§ Task
Lines containing the word "script" should be extracted in full.

═══ Information given

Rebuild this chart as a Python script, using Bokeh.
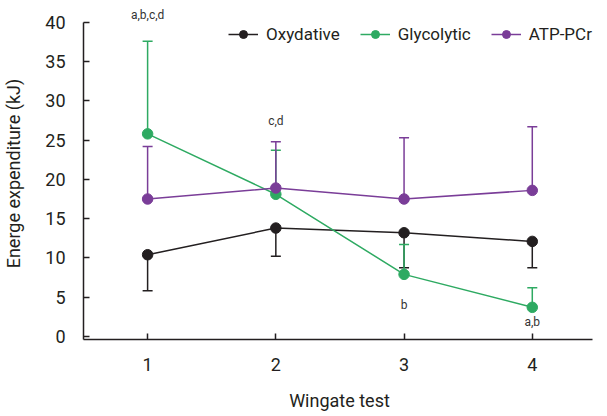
from bokeh.plotting import figure
from bokeh.models import (ColumnDataSource, Whisker, TeeHead, Range1d, FixedTicker,
                          Legend, LegendItem, Label)
from bokeh.embed import file_html
from bokeh.resources import INLINE

# ---- data ----
tests = [1, 2, 3, 4]
x_ticks = [1, 2, 3, 4]
y_ticks = [0, 5, 10, 15, 20, 25, 30, 35, 40]

oxy_mean = [10.4, 13.8, 13.2, 12.1]
oxy_sd = [4.6, 3.6, 4.45, 3.35]
gly_mean = [25.8, 18.1, 7.9, 3.7]
gly_sd = [11.8, 5.6, 3.8, 2.5]
atp_mean = [17.5, 18.9, 17.5, 18.6]
atp_sd = [6.7, 5.9, 7.8, 8.1]

series_names = ["Oxydative", "Glycolytic", "ATP-PCr"]
annot_text = ["a,b,c,d", "c,d", "b", "a,b"]
annot_x = [1, 2, 3, 4]
annot_y = [40.9, 27.4, 3.95, 1.8]

FONT = "Roboto"
BLACK = "#231f20"
GREEN = "#2eaa62"
PURPLE = "#7a3d98"
TXT = "#231f20"

p = figure(frame_width=512, frame_height=332, output_backend="svg", toolbar_location=None,
           x_range=Range1d(0.5, 4.493), y_range=Range1d(-0.4, 41.9),
           min_border_left=79, min_border_right=0, min_border_top=7, min_border_bottom=75)
p.outline_line_color = None
p.xgrid.visible = False
p.ygrid.visible = False
p.background_fill_color = "white"

for ax in (p.xaxis[0], p.yaxis[0]):
    ax.axis_line_color = BLACK
    ax.axis_line_width = 1.5
    ax.major_tick_line_color = BLACK
    ax.major_tick_line_width = 1.5
    ax.major_tick_in = 6
    ax.major_tick_out = 0
    ax.minor_tick_line_color = None
    ax.major_label_text_font = FONT
    ax.major_label_text_font_size = "18px"
    ax.major_label_text_color = TXT
    ax.axis_label_text_font = FONT
    ax.axis_label_text_font_size = "18px"
    ax.axis_label_text_font_style = "normal"
    ax.axis_label_text_color = TXT

p.yaxis.bounds = (-0.4, 40)
p.xaxis.bounds = (0.5, 4.47)
p.xaxis.ticker = FixedTicker(ticks=x_ticks)
p.yaxis.ticker = FixedTicker(ticks=y_ticks)
p.xaxis.axis_label = "Wingate test"
p.yaxis.axis_label = "Energe expenditure (kJ)"
p.xaxis.major_label_standoff = 18
p.xaxis.axis_label_standoff = 16
p.yaxis.major_label_standoff = 18
p.yaxis.axis_label_standoff = 18

items = []
for name, mean, sd, color, direction in [
        ("Oxydative", oxy_mean, oxy_sd, BLACK, -1),
        ("Glycolytic", gly_mean, gly_sd, GREEN, 1),
        ("ATP-PCr", atp_mean, atp_sd, PURPLE, 1)]:
    ends = [m + direction * s for m, s in zip(mean, sd)]
    src = ColumnDataSource(dict(x=tests, y=mean,
                                lower=[min(m, e) for m, e in zip(mean, ends)],
                                upper=[max(m, e) for m, e in zip(mean, ends)]))
    if direction > 0:
        w = Whisker(source=src, base="x", lower="lower", upper="upper",
                    line_color=color, line_width=1.5, lower_head=None,
                    upper_head=TeeHead(size=10, line_color=color, line_width=1.5))
    else:
        w = Whisker(source=src, base="x", lower="lower", upper="upper",
                    line_color=color, line_width=1.5, upper_head=None,
                    lower_head=TeeHead(size=10, line_color=color, line_width=1.5))
    p.add_layout(w)
    r1 = p.line("x", "y", source=src, line_color=color, line_width=1.5)
    r2 = p.scatter("x", "y", source=src, size=10.5, fill_color=color, line_color=color)
    items.append(LegendItem(label=name, renderers=[r1, r2]))

legend = Legend(items=items, orientation="horizontal", location=(145, 295),
                padding=0, margin=0, spacing=20, label_standoff=8,
                glyph_width=30, glyph_height=20, label_height=20,
                label_text_font=FONT, label_text_font_size="17px",
                label_text_color=TXT, border_line_color=None,
                background_fill_alpha=0)
p.add_layout(legend)

for t, xa, ya in zip(annot_text, annot_x, annot_y):
    p.add_layout(Label(x=xa, y=ya, text=t, text_align="center", text_baseline="middle",
                       text_font=FONT, text_font_size="12px", text_color="#333333"))

open("out.html", "w").write(file_html(p, INLINE))
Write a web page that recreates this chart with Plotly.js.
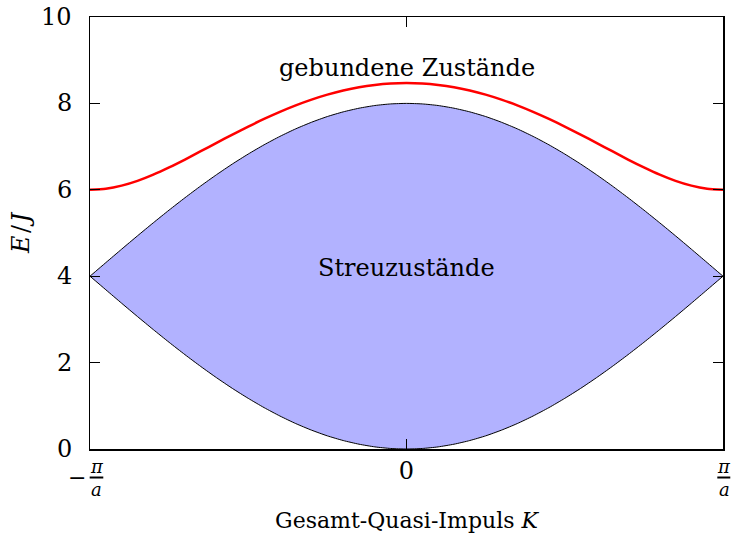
<!DOCTYPE html>
<html>
<head>
<meta charset="utf-8">
<script src="https://cdn.plot.ly/plotly-3.0.1.min.js"></script>
<style>
  html, body { margin: 0; padding: 0; background: #fff; }
  #plot { width: 731px; height: 538px; }
</style>
</head>
<body>
<div id="plot"></div>
<script>
// Total quasi-momentum K in units of pi/a
const momentum = [-1.00, -0.95, -0.90, -0.85, -0.80, -0.75, -0.70, -0.65, -0.60, -0.55, -0.50,
                  -0.45, -0.40, -0.35, -0.30, -0.25, -0.20, -0.15, -0.10, -0.05, 0.00,
                   0.05, 0.10, 0.15, 0.20, 0.25, 0.30, 0.35, 0.40, 0.45, 0.50,
                   0.55, 0.60, 0.65, 0.70, 0.75, 0.80, 0.85, 0.90, 0.95, 1.00];

// Lower edge of the scattering continuum (E/J)
const bandLower = [4.000, 3.686, 3.374, 3.066, 2.764, 2.469, 2.184, 1.910, 1.649, 1.402, 1.172,
                   0.958, 0.764, 0.589, 0.436, 0.304, 0.196, 0.111, 0.049, 0.012, 0.000,
                   0.012, 0.049, 0.111, 0.196, 0.304, 0.436, 0.589, 0.764, 0.958, 1.172,
                   1.402, 1.649, 1.910, 2.184, 2.469, 2.764, 3.066, 3.374, 3.686, 4.000];

// Upper edge of the scattering continuum (E/J)
const bandUpper = [4.000, 4.314, 4.626, 4.934, 5.236, 5.531, 5.816, 6.090, 6.351, 6.598, 6.828,
                   7.042, 7.236, 7.411, 7.564, 7.696, 7.804, 7.889, 7.951, 7.988, 8.000,
                   7.988, 7.951, 7.889, 7.804, 7.696, 7.564, 7.411, 7.236, 7.042, 6.828,
                   6.598, 6.351, 6.090, 5.816, 5.531, 5.236, 4.934, 4.626, 4.314, 4.000];

// Bound-state branch (E/J)
const boundState = [6.000, 6.024, 6.096, 6.207, 6.351, 6.519, 6.701, 6.893, 7.087, 7.278, 7.464,
                    7.640, 7.804, 7.954, 8.087, 8.202, 8.298, 8.374, 8.428, 8.461, 8.472,
                    8.461, 8.428, 8.374, 8.298, 8.202, 8.087, 7.954, 7.804, 7.640, 7.464,
                    7.278, 7.087, 6.893, 6.701, 6.519, 6.351, 6.207, 6.096, 6.024, 6.000];

const yTicks = [0, 2, 4, 6, 8, 10];
const yTickLabels = ['0', '2', '4', '6', '8', '10'];
const xTicks = [-1, 0, 1];
const xTickText = ['', '0', ''];

const FONT = 'DejaVu Serif, serif';
const FS = 24;
const FRAC_FS = 18;

const traces = [
  {
    x: momentum, y: bandLower, type: 'scatter', mode: 'lines',
    line: { color: '#000', width: 1, shape: 'spline', smoothing: 0.6 },
    hoverinfo: 'skip', showlegend: false
  },
  {
    x: momentum, y: bandUpper, type: 'scatter', mode: 'lines',
    fill: 'tonexty', fillcolor: 'rgb(178,178,255)',
    line: { color: '#000', width: 1, shape: 'spline', smoothing: 0.6 },
    hoverinfo: 'skip', showlegend: false
  },
  {
    x: momentum, y: boundState, type: 'scatter', mode: 'lines',
    line: { color: '#ff0000', width: 2.5, shape: 'spline', smoothing: 0.6 },
    hoverinfo: 'skip', showlegend: false
  }
];

const baseFont = { family: FONT, size: FS, color: '#000' };

// stacked fraction labels (pi over a) for the zone boundaries
function fracLabel(xc, prefix) {
  const ann = [
    { text: '<i>π</i>', x: xc, y: -0.041 },
    { text: '<i>a</i>', x: xc, y: -0.093 }
  ];
  if (prefix) ann.push({ text: '−', x: xc - 0.031, y: -0.066, font: { family: FONT, size: 22, color: '#000' } });
  return ann.map(a => Object.assign({
    xref: 'paper', yref: 'paper', xanchor: 'center', yanchor: 'middle',
    showarrow: false, font: { family: FONT, size: FRAC_FS, color: '#000' }
  }, a));
}

// y tick labels, set a little further from the frame
const yLabelAnns = yTicks.map((v, i) => ({
  text: yTickLabels[i], x: -0.026, y: v, xref: 'paper', yref: 'y',
  xanchor: 'right', yanchor: 'middle', showarrow: false, font: baseFont
}));

const layout = {
  width: 731, height: 538,
  margin: { l: 90, r: 8, t: 17, b: 89 },
  paper_bgcolor: '#fff', plot_bgcolor: '#fff',
  font: baseFont,
  xaxis: {
    range: [-1, 1], tickvals: xTicks, ticktext: xTickText,
    ticks: 'inside', ticklen: 10, tickwidth: 1, tickcolor: '#000',
    showline: true, linecolor: '#000', linewidth: 1.5, mirror: 'ticks',
    showgrid: false, zeroline: false, fixedrange: true,
    tickfont: { family: FONT, size: FS },
    title: { text: 'Gesamt-Quasi-Impuls <i>K</i>', font: { family: FONT, size: 22 }, standoff: 28 }
  },
  yaxis: {
    range: [0, 10], tickvals: yTicks, showticklabels: false,
    ticks: 'inside', ticklen: 10, tickwidth: 1, tickcolor: '#000',
    showline: true, linecolor: '#000', linewidth: 1.5, mirror: 'ticks',
    showgrid: false, zeroline: false, fixedrange: true
  },
  annotations: [
    { text: 'gebundene Zustände', x: 0, y: 8.82, xref: 'x', yref: 'y', showarrow: false, font: baseFont },
    { text: 'Streuzustände', x: 0, y: 4.19, xref: 'x', yref: 'y', showarrow: false, font: baseFont },
    { text: '<i>E</i>\u200a/\u200a<i>J</i>', x: -0.109, y: 0.5, xref: 'paper', yref: 'paper',
      xanchor: 'center', yanchor: 'middle', textangle: -90, showarrow: false, font: baseFont }
  ].concat(yLabelAnns, fracLabel(0.0103, true), fracLabel(1.0016, false)),
  shapes: [
    { type: 'line', xref: 'paper', yref: 'paper', x0: -0.0005, x1: 0.021, y0: -0.066, y1: -0.066,
      line: { color: '#000', width: 2 } },
    { type: 'line', xref: 'paper', yref: 'paper', x0: 0.991, x1: 1.0115, y0: -0.066, y1: -0.066,
      line: { color: '#000', width: 2 } }
  ]
};

Plotly.newPlot('plot', traces, layout, { staticPlot: true, displayModeBar: false });
</script>
</body>
</html>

══════

§ Reply
Rebuild this chart as a Python script, using Bokeh.
<script src="https://cdn.plot.ly/plotly-3.0.1.min.js"></script>
<script>
</script>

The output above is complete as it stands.